# START OF Dataset extract
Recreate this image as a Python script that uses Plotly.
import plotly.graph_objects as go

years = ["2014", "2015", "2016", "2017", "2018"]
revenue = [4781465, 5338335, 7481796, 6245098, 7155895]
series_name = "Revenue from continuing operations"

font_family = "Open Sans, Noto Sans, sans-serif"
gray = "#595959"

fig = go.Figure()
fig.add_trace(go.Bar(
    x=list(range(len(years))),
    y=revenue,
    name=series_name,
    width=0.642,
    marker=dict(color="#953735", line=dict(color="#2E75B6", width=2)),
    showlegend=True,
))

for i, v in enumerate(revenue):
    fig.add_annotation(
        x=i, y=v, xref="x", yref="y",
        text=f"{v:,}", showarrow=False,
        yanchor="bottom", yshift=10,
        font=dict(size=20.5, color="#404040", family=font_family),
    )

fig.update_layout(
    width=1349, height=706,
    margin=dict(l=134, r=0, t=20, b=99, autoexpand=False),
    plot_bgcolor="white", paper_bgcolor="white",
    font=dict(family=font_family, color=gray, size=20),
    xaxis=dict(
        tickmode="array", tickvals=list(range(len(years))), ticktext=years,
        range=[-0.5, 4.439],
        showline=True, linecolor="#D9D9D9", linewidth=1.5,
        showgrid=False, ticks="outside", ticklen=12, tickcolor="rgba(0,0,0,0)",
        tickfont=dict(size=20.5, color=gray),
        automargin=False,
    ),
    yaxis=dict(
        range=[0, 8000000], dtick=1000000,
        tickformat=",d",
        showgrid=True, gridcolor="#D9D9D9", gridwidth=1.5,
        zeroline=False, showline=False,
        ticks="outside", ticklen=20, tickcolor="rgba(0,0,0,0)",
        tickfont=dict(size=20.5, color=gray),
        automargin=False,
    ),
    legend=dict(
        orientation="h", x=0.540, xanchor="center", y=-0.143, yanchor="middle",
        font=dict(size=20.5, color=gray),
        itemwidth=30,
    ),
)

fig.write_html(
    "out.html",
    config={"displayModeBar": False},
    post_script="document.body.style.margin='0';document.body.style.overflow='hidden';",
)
# END OF Dataset extract
# START OF Dataset extract
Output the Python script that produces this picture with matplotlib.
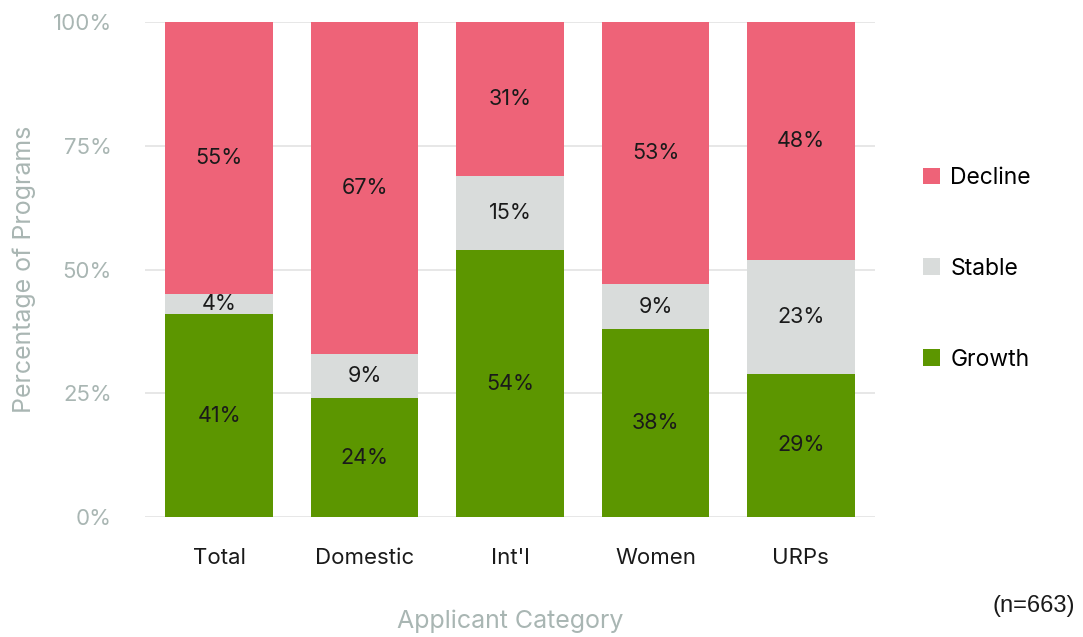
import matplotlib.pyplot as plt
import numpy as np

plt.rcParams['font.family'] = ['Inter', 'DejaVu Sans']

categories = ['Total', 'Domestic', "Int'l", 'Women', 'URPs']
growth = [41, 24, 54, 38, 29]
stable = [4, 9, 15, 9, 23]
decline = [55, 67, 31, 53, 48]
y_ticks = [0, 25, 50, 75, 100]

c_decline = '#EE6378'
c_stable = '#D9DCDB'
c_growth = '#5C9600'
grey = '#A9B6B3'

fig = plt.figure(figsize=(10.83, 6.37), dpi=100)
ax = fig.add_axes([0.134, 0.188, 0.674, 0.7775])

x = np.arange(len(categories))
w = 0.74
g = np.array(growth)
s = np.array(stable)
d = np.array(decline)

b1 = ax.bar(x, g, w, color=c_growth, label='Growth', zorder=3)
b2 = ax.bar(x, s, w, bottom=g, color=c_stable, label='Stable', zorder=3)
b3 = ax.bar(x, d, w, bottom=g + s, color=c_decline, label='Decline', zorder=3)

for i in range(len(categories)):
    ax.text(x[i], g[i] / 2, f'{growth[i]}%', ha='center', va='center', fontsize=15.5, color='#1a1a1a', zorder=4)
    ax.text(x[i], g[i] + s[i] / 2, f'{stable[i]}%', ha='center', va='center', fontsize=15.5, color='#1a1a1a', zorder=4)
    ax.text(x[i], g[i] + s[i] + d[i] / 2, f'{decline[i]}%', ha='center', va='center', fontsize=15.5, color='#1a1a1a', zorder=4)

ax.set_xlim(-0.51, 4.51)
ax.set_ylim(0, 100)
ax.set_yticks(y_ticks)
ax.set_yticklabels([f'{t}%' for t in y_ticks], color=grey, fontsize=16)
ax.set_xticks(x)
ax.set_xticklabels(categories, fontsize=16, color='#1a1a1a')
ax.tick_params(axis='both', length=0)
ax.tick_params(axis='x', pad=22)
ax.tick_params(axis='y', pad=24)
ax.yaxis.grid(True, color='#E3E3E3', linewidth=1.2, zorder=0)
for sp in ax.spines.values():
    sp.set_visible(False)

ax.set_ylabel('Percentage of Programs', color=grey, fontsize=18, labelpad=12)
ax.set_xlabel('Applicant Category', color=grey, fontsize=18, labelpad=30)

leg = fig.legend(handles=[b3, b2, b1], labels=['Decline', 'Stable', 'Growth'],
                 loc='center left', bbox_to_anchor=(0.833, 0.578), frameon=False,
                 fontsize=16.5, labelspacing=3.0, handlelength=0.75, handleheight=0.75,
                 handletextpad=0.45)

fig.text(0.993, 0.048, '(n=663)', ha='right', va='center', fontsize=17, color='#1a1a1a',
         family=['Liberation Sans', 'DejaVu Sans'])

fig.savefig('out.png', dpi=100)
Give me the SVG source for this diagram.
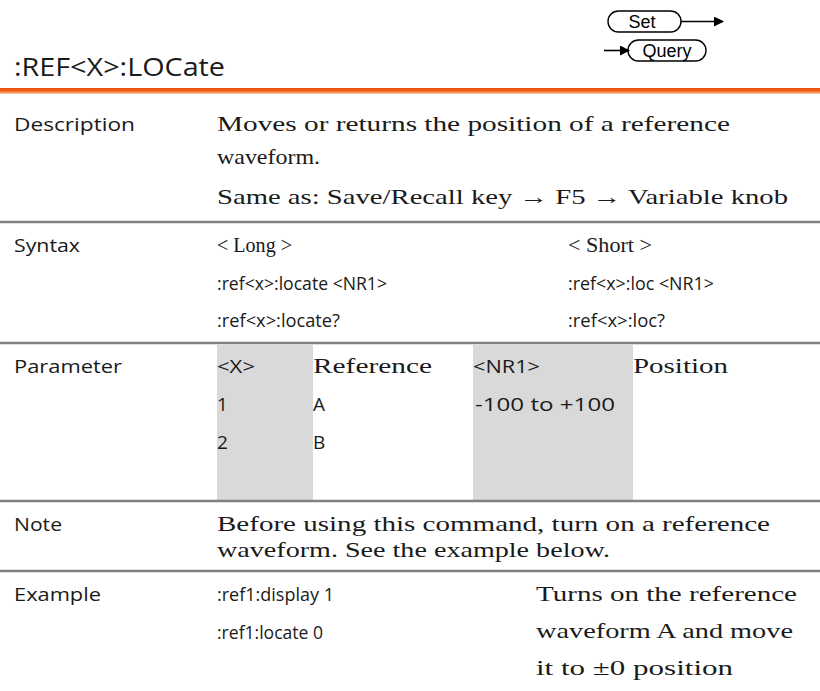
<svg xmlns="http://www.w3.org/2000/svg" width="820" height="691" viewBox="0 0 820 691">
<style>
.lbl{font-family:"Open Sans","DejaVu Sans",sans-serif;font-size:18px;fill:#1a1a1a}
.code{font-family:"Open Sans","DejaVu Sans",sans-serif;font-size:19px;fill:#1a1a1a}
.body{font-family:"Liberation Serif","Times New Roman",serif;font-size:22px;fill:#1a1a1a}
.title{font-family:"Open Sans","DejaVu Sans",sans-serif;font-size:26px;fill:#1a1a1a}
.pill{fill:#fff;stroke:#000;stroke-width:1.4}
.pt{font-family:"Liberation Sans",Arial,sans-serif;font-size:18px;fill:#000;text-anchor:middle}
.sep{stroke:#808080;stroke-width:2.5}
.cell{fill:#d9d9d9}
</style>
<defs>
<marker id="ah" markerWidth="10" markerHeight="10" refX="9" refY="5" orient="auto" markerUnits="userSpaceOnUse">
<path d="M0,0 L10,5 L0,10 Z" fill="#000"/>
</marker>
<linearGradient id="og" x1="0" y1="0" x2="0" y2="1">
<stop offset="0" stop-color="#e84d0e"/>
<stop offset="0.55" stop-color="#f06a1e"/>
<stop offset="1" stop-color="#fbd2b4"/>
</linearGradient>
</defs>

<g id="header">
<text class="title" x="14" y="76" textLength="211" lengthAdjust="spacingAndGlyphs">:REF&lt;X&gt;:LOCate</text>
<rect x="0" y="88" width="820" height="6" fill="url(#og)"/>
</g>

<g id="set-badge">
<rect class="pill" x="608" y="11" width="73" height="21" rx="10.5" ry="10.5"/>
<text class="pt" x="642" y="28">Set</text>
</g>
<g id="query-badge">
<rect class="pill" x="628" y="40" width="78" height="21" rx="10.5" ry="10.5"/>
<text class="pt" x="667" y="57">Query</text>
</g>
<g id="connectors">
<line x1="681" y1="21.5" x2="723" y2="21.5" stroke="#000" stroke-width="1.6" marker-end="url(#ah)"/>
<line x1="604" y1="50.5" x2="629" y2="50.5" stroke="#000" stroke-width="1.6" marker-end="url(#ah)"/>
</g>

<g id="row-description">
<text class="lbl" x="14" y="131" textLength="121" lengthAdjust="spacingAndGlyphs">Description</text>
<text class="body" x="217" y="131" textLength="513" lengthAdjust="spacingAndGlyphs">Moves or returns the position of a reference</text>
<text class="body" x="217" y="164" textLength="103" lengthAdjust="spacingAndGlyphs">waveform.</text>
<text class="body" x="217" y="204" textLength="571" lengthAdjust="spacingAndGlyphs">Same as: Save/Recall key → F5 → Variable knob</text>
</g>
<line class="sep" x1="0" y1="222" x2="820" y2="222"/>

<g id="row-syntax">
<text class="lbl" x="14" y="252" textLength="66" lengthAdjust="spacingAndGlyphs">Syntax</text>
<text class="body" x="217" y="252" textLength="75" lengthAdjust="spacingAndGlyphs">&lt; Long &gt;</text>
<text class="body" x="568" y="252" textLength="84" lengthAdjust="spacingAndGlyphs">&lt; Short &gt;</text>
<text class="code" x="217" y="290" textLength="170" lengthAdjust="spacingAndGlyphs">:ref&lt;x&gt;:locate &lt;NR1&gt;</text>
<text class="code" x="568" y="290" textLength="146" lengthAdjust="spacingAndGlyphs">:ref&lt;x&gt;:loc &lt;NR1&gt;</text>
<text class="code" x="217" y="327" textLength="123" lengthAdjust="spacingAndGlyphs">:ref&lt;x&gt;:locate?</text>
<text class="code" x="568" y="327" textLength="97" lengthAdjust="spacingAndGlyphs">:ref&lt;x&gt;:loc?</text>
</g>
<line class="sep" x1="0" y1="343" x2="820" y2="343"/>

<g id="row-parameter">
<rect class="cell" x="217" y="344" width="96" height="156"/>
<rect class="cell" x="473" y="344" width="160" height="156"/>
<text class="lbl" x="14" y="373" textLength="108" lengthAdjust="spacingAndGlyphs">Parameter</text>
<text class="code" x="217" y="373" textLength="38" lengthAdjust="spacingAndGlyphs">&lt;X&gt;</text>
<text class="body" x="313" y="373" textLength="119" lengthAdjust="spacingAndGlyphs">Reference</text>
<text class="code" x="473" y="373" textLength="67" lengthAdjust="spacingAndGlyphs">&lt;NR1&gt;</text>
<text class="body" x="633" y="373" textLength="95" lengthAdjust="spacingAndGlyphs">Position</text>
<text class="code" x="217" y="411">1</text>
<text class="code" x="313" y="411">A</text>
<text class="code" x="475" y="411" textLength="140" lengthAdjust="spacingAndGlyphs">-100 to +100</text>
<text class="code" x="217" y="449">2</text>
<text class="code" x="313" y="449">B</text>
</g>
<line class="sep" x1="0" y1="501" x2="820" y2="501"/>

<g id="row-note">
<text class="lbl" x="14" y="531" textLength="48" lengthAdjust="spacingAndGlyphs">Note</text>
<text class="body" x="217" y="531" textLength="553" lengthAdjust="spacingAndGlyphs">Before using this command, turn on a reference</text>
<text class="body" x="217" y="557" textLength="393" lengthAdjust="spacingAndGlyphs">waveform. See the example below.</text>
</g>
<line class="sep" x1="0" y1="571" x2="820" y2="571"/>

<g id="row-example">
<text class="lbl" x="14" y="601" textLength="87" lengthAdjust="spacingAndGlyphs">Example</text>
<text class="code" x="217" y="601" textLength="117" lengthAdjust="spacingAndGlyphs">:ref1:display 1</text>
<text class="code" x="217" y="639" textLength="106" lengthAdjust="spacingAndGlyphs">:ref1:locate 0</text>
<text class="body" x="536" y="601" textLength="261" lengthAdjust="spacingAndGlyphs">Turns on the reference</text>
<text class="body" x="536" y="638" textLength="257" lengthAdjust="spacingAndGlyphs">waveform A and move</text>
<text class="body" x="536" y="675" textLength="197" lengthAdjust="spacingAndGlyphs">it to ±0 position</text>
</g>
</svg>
# END OF Dataset extract
# START OF Dataset extract
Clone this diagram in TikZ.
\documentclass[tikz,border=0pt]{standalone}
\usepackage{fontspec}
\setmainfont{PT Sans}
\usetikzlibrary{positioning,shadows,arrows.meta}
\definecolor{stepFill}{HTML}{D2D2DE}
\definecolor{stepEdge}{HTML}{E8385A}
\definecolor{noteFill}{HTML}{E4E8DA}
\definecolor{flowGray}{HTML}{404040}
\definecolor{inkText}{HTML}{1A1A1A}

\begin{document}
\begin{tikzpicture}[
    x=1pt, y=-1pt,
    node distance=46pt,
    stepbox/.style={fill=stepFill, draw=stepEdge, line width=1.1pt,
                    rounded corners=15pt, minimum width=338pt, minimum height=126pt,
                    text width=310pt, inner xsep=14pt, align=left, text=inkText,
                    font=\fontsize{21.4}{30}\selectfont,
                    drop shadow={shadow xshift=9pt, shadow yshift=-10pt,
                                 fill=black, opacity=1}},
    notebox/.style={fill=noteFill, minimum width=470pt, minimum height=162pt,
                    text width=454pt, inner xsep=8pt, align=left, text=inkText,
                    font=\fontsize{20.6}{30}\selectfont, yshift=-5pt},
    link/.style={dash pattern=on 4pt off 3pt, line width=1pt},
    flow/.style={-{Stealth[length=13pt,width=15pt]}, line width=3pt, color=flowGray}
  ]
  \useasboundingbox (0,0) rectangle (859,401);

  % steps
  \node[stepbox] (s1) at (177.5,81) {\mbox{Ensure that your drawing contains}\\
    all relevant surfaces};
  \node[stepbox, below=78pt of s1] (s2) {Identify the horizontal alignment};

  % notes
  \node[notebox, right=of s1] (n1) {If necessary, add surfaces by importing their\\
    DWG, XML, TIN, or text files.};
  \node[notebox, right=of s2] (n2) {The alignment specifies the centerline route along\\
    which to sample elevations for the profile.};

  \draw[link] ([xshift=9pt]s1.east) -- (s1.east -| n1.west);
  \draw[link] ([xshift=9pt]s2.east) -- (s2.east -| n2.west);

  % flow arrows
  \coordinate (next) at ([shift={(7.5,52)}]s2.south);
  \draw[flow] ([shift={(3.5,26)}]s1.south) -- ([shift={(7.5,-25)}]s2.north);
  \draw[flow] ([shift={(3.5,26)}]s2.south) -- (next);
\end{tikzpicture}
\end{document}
# END OF Dataset extract
- [Work to complete]:
Working from the listing above, pick out every line that has "matplotlib" and copy it.

- [Output for this exercise]:
Output the Python script that produces this picture with matplotlib.
import matplotlib.pyplot as plt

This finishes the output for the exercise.